MaartenGr / BERTopic

Leveraging BERT and c-TF-IDF to create easily interpretable topics.
https://maartengr.github.io/BERTopic/
MIT License
6.1k stars 760 forks source link

Output the distance/correlation matrix of topics #1722

Open swl-dm opened 9 months ago

swl-dm commented 9 months ago

In the visualisation heatmap, the calculation of the correlation matrix of topics is actually very useful, e.g. for debugging purpose and as a guide to do topic reduction. Any chance it can become part of the class attribute of the bertopic or an output from calling visualize_heatmap ?

MaartenGr commented 9 months ago

That is currently not possible since that would result in changing the API of the .visualize_heatmap function. However, you can distill part of the code yourself to create the correlation matrix since it boils down to a simple cosine similarity between embeddings:

https://github.com/MaartenGr/BERTopic/blob/5c9aad22f2dbb2e5ba75653ea5e56a11528393bb/bertopic/plotting/_heatmap.py#L95

swl-dm commented 9 months ago

Many thanks Maarten. Having read your source code, I also realise it is just a few lines of code that is easy to implement outside.

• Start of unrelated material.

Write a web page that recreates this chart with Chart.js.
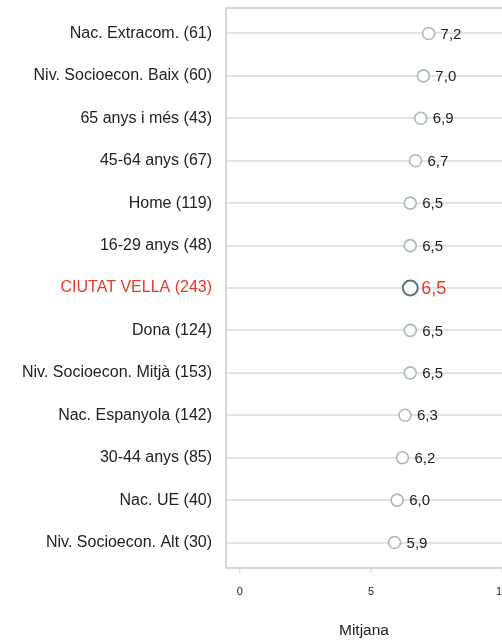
<!DOCTYPE html>
<html>
<head>
<meta charset="utf-8">
<script src="https://cdn.jsdelivr.net/npm/chart.js@4/dist/chart.umd.min.js"></script>
<style>
  html, body { margin: 0; padding: 0; background: #fff; overflow: hidden; }
  #wrap { width: 502px; height: 641px; }
</style>
</head>
<body>
<div id="wrap"><canvas id="grafic" width="502" height="641"></canvas></div>
<script>
// categories de dalt a baix
const categories = [
    'Nac. Extracom. (61)',
    'Niv. Socioecon. Baix (60)',
    '65 anys i més (43)',
    '45-64 anys (67)',
    'Home (119)',
    '16-29 anys (48)',
    'CIUTAT VELLA (243)',
    'Dona (124)',
    'Niv. Socioecon. Mitjà (153)',
    'Nac. Espanyola (142)',
    '30-44 anys (85)',
    'Nac. UE (40)',
    'Niv. Socioecon. Alt (30)'
];
const mitjanes = [7.2, 7.0, 6.9, 6.7, 6.5, 6.5, 6.5, 6.5, 6.5, 6.3, 6.2, 6.0, 5.9];
const xTicks = [0, 5, 10];
const destacat = 'CIUTAT VELLA (243)';

const VERMELL = '#e4392b';
const TEXT = '#222';
const LINIA = '#e3e3e3';
const FONT = '"Liberation Sans", Arial, sans-serif';

const isDest = (i) => categories[i] === destacat;
const fmt = (v) => v.toFixed(1).replace('.', ',');

// etiquetes de valor al costat de cada punt + línia superior del requadre
const extres = {
    id: 'extres',
    afterDatasetsDraw(chart) {
        const ctx = chart.ctx;
        const meta = chart.getDatasetMeta(0);
        ctx.save();
        ctx.textBaseline = 'middle';
        ctx.textAlign = 'left';
        meta.data.forEach((pt, i) => {
            const d = isDest(i);
            ctx.fillStyle = d ? VERMELL : TEXT;
            ctx.font = (d ? '18px ' : '15px ') + FONT;
            ctx.fillText(fmt(mitjanes[i]), pt.x + (d ? 11 : 12), pt.y + 1);
        });
        ctx.restore();
    },
    beforeDraw(chart) {
        const { ctx, chartArea } = chart;
        ctx.save();
        ctx.strokeStyle = '#d6d6d6';
        ctx.lineWidth = 2;
        ctx.beginPath();
        ctx.moveTo(chartArea.left - 1, chartArea.top);
        ctx.lineTo(chartArea.right, chartArea.top);
        ctx.stroke();
        ctx.restore();
    }
};

new Chart(document.getElementById('grafic'), {
    type: 'scatter',
    data: {
        datasets: [{
            data: mitjanes.map((v, i) => ({ x: v, y: i })),
            pointRadius: (c) => isDest(c.dataIndex) ? 7.5 : 6,
            pointHoverRadius: (c) => isDest(c.dataIndex) ? 7.5 : 6,
            pointBorderWidth: (c) => isDest(c.dataIndex) ? 2 : 1.6,
            pointBorderColor: (c) => isDest(c.dataIndex) ? '#5d776b' : '#aabbb3',
            pointBackgroundColor: '#fff'
        }]
    },
    plugins: [extres],
    options: {
        responsive: false,
        animation: false,
        layout: { autoPadding: false, padding: { top: 8, right: 0, left: 0, bottom: 0 } },
        plugins: {
            legend: { display: false },
            tooltip: { enabled: false }
        },
        scales: {
            x: {
                type: 'linear',
                min: -0.53,
                max: 10,
                afterBuildTicks: (s) => { s.ticks = xTicks.map(v => ({ value: v })); },
                afterFit: (s) => { s.height = 73; s.paddingLeft = 0; s.paddingRight = 0; },
                grid: {
                    drawOnChartArea: false,
                    drawTicks: true,
                    tickLength: 5,
                    color: '#e0e0e0',
                    lineWidth: 1.5
                },
                border: { display: true, color: '#d6d6d6', width: 2 },
                ticks: {
                    padding: 12,
                    color: TEXT,
                    font: { family: FONT, size: 11 },
                    maxRotation: 0
                },
                title: {
                    display: true,
                    text: 'Mitjana',
                    color: TEXT,
                    padding: { top: 0, bottom: 1 },
                    font: { family: FONT, size: 15.5 }
                }
            },
            y: {
                type: 'linear',
                reverse: true,
                min: -0.6,
                max: 12.6,
                afterBuildTicks: (s) => { s.ticks = categories.map((c, i) => ({ value: i })); },
                afterFit: (s) => { s.width = 226; s.paddingTop = 0; s.paddingBottom = 0; },
                grid: {
                    drawTicks: false,
                    color: LINIA,
                    lineWidth: 2
                },
                border: { display: true, color: '#d6d6d6', width: 2 },
                ticks: {
                    padding: 14,
                    autoSkip: false,
                    color: (c) => isDest(c.index) ? VERMELL : TEXT,
                    font: { family: FONT, size: 16 },
                    callback: (v) => categories[v]
                }
            }
        }
    }
});
</script>
</body>
</html>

On this topic, I wonder what's your view on approaches to merge topics. I am working on a medium size (~10k examples) dataset that I don't have any labels. So I am blind to the true distribution of the topics, i.e. this is unsupervised learning in my case. My current approach is to first fit a model that can produce more than enough topics, e.g. 30-50. Then I inspect the correlation matrix and heatmap to find out if there are redundant topics, e.g. those that are highly correlated to others. And then use the merge_topics() to reduce the number. Do you think this make any sense at all ? Many thanks !

MaartenGr commented 9 months ago

That sounds like a reasonable approach! You could also use .reduce_topics to reduce them automatically but whatever works best for you. Note that you can also use hierarchical topic modeling to understand which topics can potentially be merged.